Imagine you have a bunch of people stuck in a room with paintbrushes and canvases, so they find meaning in creating beautiful paintings and selling them to the outside world, but one of the walls of their room is made of glass, and there is a bunch of robots in the other room next to them that also paint paintings. With time, they notice the robots are becoming better and better at painting; they create better-looking paintings much faster and cheaper than these humans, and they keep improving very fast.
These humans understand two things:
The problem of shorter time horizons—The current paintings they are working on are probably useless, won’t be appreciated in the near future, and will not be bought by anyone, and there is a good chance their entire project will be closed very soon.
The problem of inferiority and being not important—Their work is worse in any possible way than the work of the robots, and no one outside really cares if they paint or not. Even the humans inside the room prefer to look at what the robots paint compared to their own work.
These problems didn’t exist before, and that’s what makes AGI-Nihilism even worse than usual Nihilism.

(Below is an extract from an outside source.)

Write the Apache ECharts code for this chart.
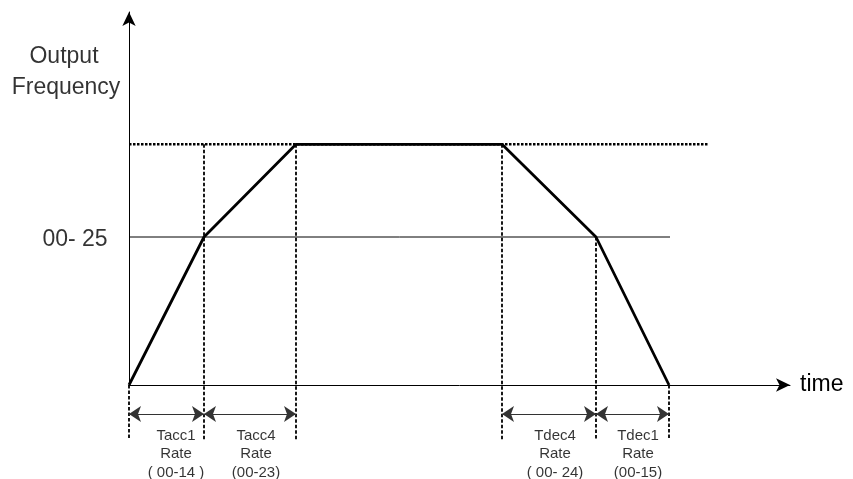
<!DOCTYPE html>
<html><head><meta charset="utf-8">
<script src="https://cdn.jsdelivr.net/npm/echarts@6/dist/echarts.min.js"></script>
<style>html,body{margin:0;padding:0;background:#fff}#c{width:853px;height:479px}</style>
</head><body><div id="c"></div>
<script>
// time breakpoints (arbitrary units) and frequency (% of max)
const times = [0, 75, 167, 373, 467, 540];
const freq = [0, 61.5, 100, 100, 61.5, 0];
const fMax = 100, f25 = 61.5;
const yTop = 155, xEnd = 661;
const maxLineEnd = 580, midLineEnd = 541;
const dashBottom = -22.9, arrowY = -12;
const labelRows = [-21.3, -28.8, -36.4];
const spans = [[0, 75], [75, 167], [373, 467], [467, 540]];
const spanLabelX = [47, 127, 426, 509];
const spanLabels = [
  ['Tacc1', 'Rate', '( 00-14 )'],
  ['Tacc4', 'Rate', '(00-23)'],
  ['Tdec4', 'Rate', '( 00- 24)'],
  ['Tdec1', 'Rate', '(00-15)']
];
const yAxisTitle = ['Output', 'Frequency'];
const midLabel = '00- 25';

const font = 'Liberation Sans, Arial, sans-serif';
const chart = echarts.init(document.getElementById('c'));

// vertical dashed guides: [x, yFrom]
const guideTops = [[times[0], 0], [times[1], fMax], [times[2], fMax], [times[3], fMax], [times[4], f25], [times[5], 0]];
const dashV = guideTops.map(g => ({coords: [[g[0], g[1]], [g[0], dashBottom]]}));
const arrows = spans.map(s => ({coords: [[s[0], arrowY], [s[1], arrowY]]}));

const textPts = [];
spans.forEach((s, i) => {
  spanLabels[i].forEach((t, j) => {
    textPts.push({value: [spanLabelX[i], labelRows[j]], label: {formatter: t}});
  });
});
textPts.push({value: [-65, 136.5], label: {formatter: yAxisTitle[0], fontSize: 23}});
textPts.push({value: [-63, 123.5], label: {formatter: yAxisTitle[1], fontSize: 23}});
textPts.push({value: [-54, f25 - 1.2], label: {formatter: midLabel, fontSize: 23}});

chart.setOption({
  animation: false,
  grid: {left: 129, right: 63, top: 12, bottom: 94},
  xAxis: {
    type: 'value', min: 0, max: xEnd,
    axisLine: {show: true, symbol: ['none', 'arrow'], symbolSize: [10, 14], lineStyle: {color: '#000', width: 1}},
    axisTick: {show: false}, axisLabel: {show: false}, splitLine: {show: false},
    name: 'time', nameLocation: 'end', nameGap: 10,
    nameTextStyle: {color: '#000', fontSize: 23, fontFamily: font, padding: [0, 0, 2, 0]}
  },
  yAxis: {
    type: 'value', min: 0, max: yTop,
    axisLine: {show: true, symbol: ['none', 'arrow'], symbolSize: [10, 14], lineStyle: {color: '#000', width: 1}},
    axisTick: {show: false}, axisLabel: {show: false}, splitLine: {show: false}
  },
  series: [
    {
      type: 'line', data: [[0, f25], [midLineEnd, f25]], symbol: 'none', clip: false,
      lineStyle: {color: '#000', width: 1}, z: 1
    },
    {
      type: 'line', data: [[0, fMax], [maxLineEnd, fMax]], symbol: 'none', clip: false,
      lineStyle: {color: '#000', width: 2.5, type: [2.5, 1.5]}, z: 1
    },
    {
      type: 'lines', coordinateSystem: 'cartesian2d', clip: false, silent: true,
      data: dashV, symbol: 'none', z: 2,
      lineStyle: {color: '#000', width: 1.8, type: [3.5, 2], opacity: 1}
    },
    {
      type: 'lines', coordinateSystem: 'cartesian2d', clip: false, silent: true,
      data: arrows, symbol: ['arrow', 'arrow'], symbolSize: 12, z: 2,
      lineStyle: {color: '#333', width: 1.2, type: 'solid', opacity: 1}
    },
    {
      type: 'line', data: times.map((t, i) => [t, freq[i]]), symbol: 'none', clip: false,
      lineStyle: {color: '#000', width: 2.8}, z: 5
    },
    {
      type: 'scatter', data: textPts, symbolSize: 0, clip: false, silent: true,
      label: {show: true, position: 'inside', color: '#000', fontSize: 15, fontFamily: font}
    }
  ]
});
</script></body></html>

You raise some good points, but there are some counterpoints. For example, the AIs are painting based on requests of people standing in the street who would otherwise never be able to afford a painting because the humans painting in the room sell to the highest bidder pricing them out of the market. And because the AIs are so good at following instructions the humans in the street are able to guide their work to the point that they get very close to what they envision in their minds eye—bringing utility to far more people than would otherwise be the case.
Instead of a small number of people with the economic means to hire the painters who are sitting depressed in the room staring at a blank canvass, anyone on Earth can get a painting for nearly free. And the depressed painters can still paint for their own enjoyment but not for economic gain. A subset of painters who would paint regardless due to the sheer enjoyment of painting will continue to paint in their free time.
For example, I play basketball even though I will never get drafted into the NBA. If I were in the NBA and suddenly robots were replacing me I might be pissed off and not play basketball anymore. But that wouldn’t effect whether most people would play basketball since they were never going to make any money playing basketball.
Note: I don’t think this will happen since there are some things we only want to see humans do. In this respect popular sports are probably safe from AGI and there will probably be a whole host of new forms of human only entertainment that will sprout up that is unrelated to whether there are robots or AIs that could do it better. For example, are still chess and Go tournaments even though AIs are much better.
I don’t know how it will play out, but a rosy scenario would be that after AIs replace most categories of work people will then be free to do things because they enjoy them and not because they have to sell their work to survive. Presumably, in this scenario the government would print money and sent it directly to citizens rather than to banks. AI will have a massive deflationary effect on the economy and the United States will have to increase its money printing and it’s possible (although certainly not guaranteed) that displaced humans who can vote in elections will likely be the beneficiaries, and then companies will compete to sell them goods and services that are much cheaper due to AI and the efficiencies and productivity gains they will bring to the market.